Second, try applying this logic to literally anything else and you'll see why it's absurd:

"You can't ban cars from driving on sidewalks! If it's acceptable for people to walk on sidewalks, then it has to be acceptable for cars to drive on sidewalks, since it's just automated walking"

"You can't ban airplanes from landing in ponds. They fly 'just like' ducks fly! So if it's acceptable for them, it must be acceptable for airplanes too"
nCave
·vor 4 Jahren·discuss
The elephant in the room with all of these big AI models is whether we continue to allow any entity to scrape individuals' data off the internet and use it in the development of their software without any consideration to the rights of the owner of the data.

Just because there isn't a perfect 1:1 copy of the data in their released software, doesn't mean we should ignore the fact that this data--which they do not have rights to--is critical for the development of their software.

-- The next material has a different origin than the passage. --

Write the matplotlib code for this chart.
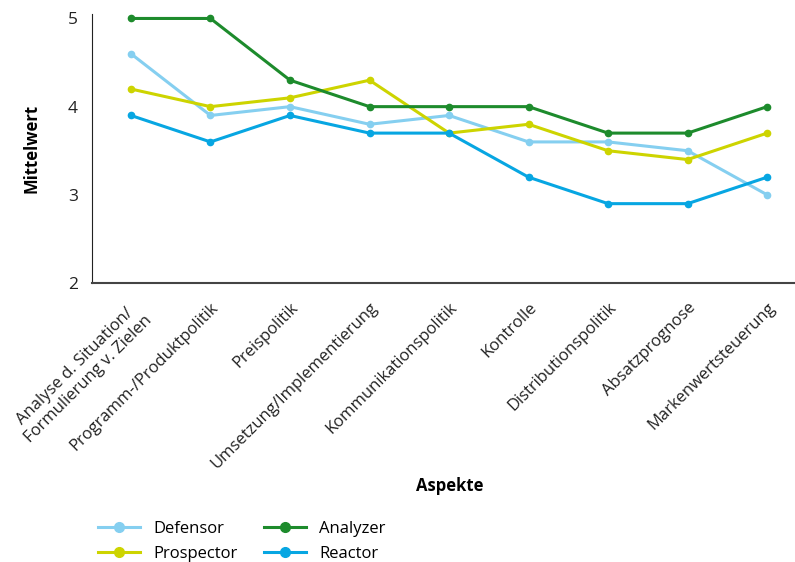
import numpy as np
import matplotlib
matplotlib.use('Agg')
import matplotlib.pyplot as plt
from matplotlib.lines import Line2D

plt.rcParams['font.family'] = ['Open Sans', 'DejaVu Sans']

# data
aspekte = ['Analyse d. Situation/\nFormulierung v. Zielen', 'Programm-/Produktpolitik',
           'Preispolitik', 'Umsetzung/Implementierung', 'Kommunikationspolitik',
           'Kontrolle', 'Distributionspolitik', 'Absatzprognose', 'Markenwertsteuerung']
defensor = [4.6, 3.9, 4.0, 3.8, 3.9, 3.6, 3.6, 3.5, 3.0]
prospector = [4.2, 4.0, 4.1, 4.3, 3.7, 3.8, 3.5, 3.4, 3.7]
analyzer = [5.0, 5.0, 4.3, 4.0, 4.0, 4.0, 3.7, 3.7, 4.0]
reactor = [3.9, 3.6, 3.9, 3.7, 3.7, 3.2, 2.9, 2.9, 3.2]

series = [('Defensor', defensor, '#85cff0'), ('Prospector', prospector, '#cdd400'),
          ('Analyzer', analyzer, '#1d8b2c'), ('Reactor', reactor, '#07a6e2')]

fig = plt.figure(figsize=(7.95, 5.62), dpi=100)
ax = fig.add_axes([0.1157, 0.4964, 0.8843, 0.4786])

x = np.arange(len(aspekte))
handles = []
for name, vals, col in series:
    ax.plot(x, vals, color=col, lw=2.2, marker='o', ms=4.5)
    handles.append(Line2D([], [], color=col, lw=2.2, marker='o', ms=7, label=name))

ax.set_xlim(-0.49, 8.35)
ax.set_ylim(2, 5.05)
ax.set_yticks([2, 3, 4, 5])
ax.set_xticks(x)
ax.set_xticklabels(aspekte, rotation=45, ha='right', rotation_mode='anchor',
                   fontsize=12, multialignment='center', color='#222222')
ax.tick_params(axis='y', labelsize=12.5, length=0, pad=10, labelcolor='#222222')
ax.tick_params(axis='x', length=0, pad=12)
for s in ['top', 'right']:
    ax.spines[s].set_visible(False)
ax.spines['left'].set_color('#222222')
ax.spines['bottom'].set_color('#444444')
ax.spines['bottom'].set_linewidth(1.5)

ax.set_ylabel('Mittelwert', fontsize=12, fontweight='bold', labelpad=20)
fig.text(0.566, 0.126, 'Aspekte', fontsize=12, fontweight='bold', ha='center')

fig.legend(handles=handles, ncol=2, loc='lower left', bbox_to_anchor=(0.105, -0.027),
           frameon=False, fontsize=12, handlelength=2.5, columnspacing=1.6,
           labelspacing=0.55, handletextpad=0.8)

fig.savefig('out.png', dpi=100)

Many people are conflating this issue with the copyright of the software output (i.e., "you can't copyright a style"). But many artists are rightfully angry that their creative products, which they own the rights to, are being used as a critical component in the development of someone else's software and they have no say in it. They also have no recourse to get their data removed from the development chain.

This is not a new problem, of course. But with the image generators it's become more explicit about how the output relates to the input: "Give me a painting of a clock by Salvador Dali".

I think in terms of data usage rights, we need to consider the inputs of these models and not just the outputs. Data laundering through AI is only going to get worse.